Using technology to combat crime and promote the rule of law

"Technology and globalization enable criminals to work across regions; increasing their reach, their crimes and their profits. Just as the Internet has transformed every aspect of our lives, it has also become a cornerstone of criminality." In a 2017 op-ed, UNODC Executive Director, Mr. Yury Fedotov warned how, in an increasing high-tech world, science, technology and innovation could be manipulated for criminal purposes. 

Criminals manipulate new technologies to recruit and exploit victims of human trafficking or spread extremist ideologies. The internet can also serve as an illicit market for drugs, firearms or trafficked wildlife products and a 2018 study estimated that cybercrime cost approximatively 600 billion US dollars. In its resolution to counter the use of information and communications technologies for criminal purposes, the UN General Assembly shared its concern regarding "the increase in the rate and diversity of crimes committed in the digital world and their impact on the stability of critical infrastructure of States and enterprises and on the well-being of individuals."

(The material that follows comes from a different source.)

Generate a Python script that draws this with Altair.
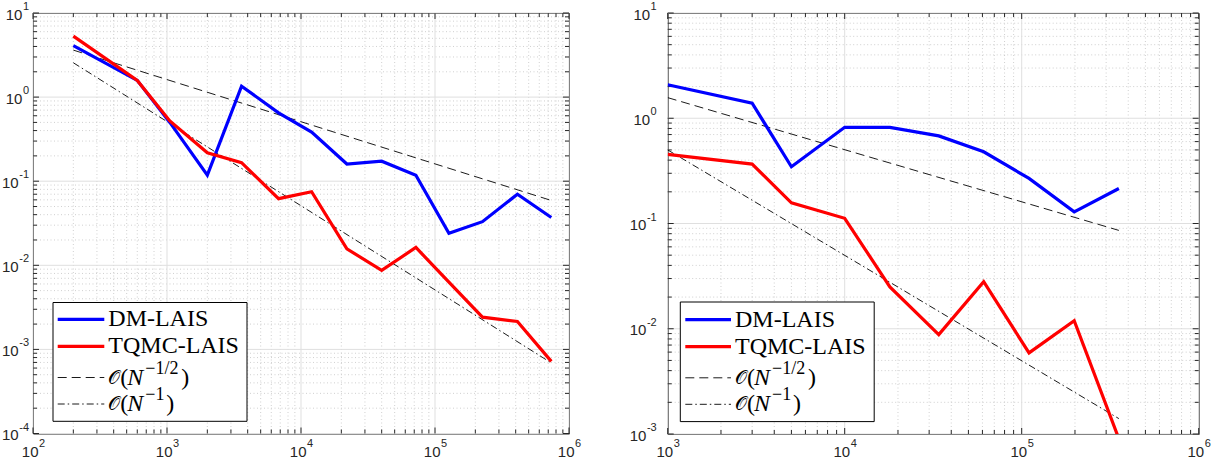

Yet, to use the words of Maria Luiza Ribeiro Viotti, Chef de Cabinet for the UN Secretary-General, "the aspirations of the 2030 Agenda cannot be through business as usual" as technology and innovation have an important role to play reaching the Sustainable Development Goals. In this spirit, UNODC has been engaging with young Nigerian coders to come up with technological ways to combat organized crime. The winners of our March 2019 Hackathon for Justice attended the World Bank's Law, Justice and Development Week to discuss how technology can be used to promote the rule of law. 

Following the success of the first Hackathon in Lagos, Facebook Developers Circle and UNODC supported Girls Voices Initiative (GVI) in organizing a Girls Hackathon for Justice during which 45 secondary school girls came up with innovative proposals on child trafficking, educating children about their rights, Gender-based violence (GBV) and other rights violation issues.

This event just marked a beginning for the girls.  While GVI will provide a free Python holiday course for the top five teams, Facebook Developers Circle offered to provide mentoring and technical support to the ideas of the winning team and the first and second runners-up. Moreover, the Office for ICT Innovation and Entrepreneurship (OIIE), a subsidiary of the National Information Technology Development Agency (NITDA) offered to engage the girls in the hackathon event for startups in Abuja, and the Institute of Electrical and Electronic Engineers Young Professionals (IEEEYP) offered to mentor the last two teams.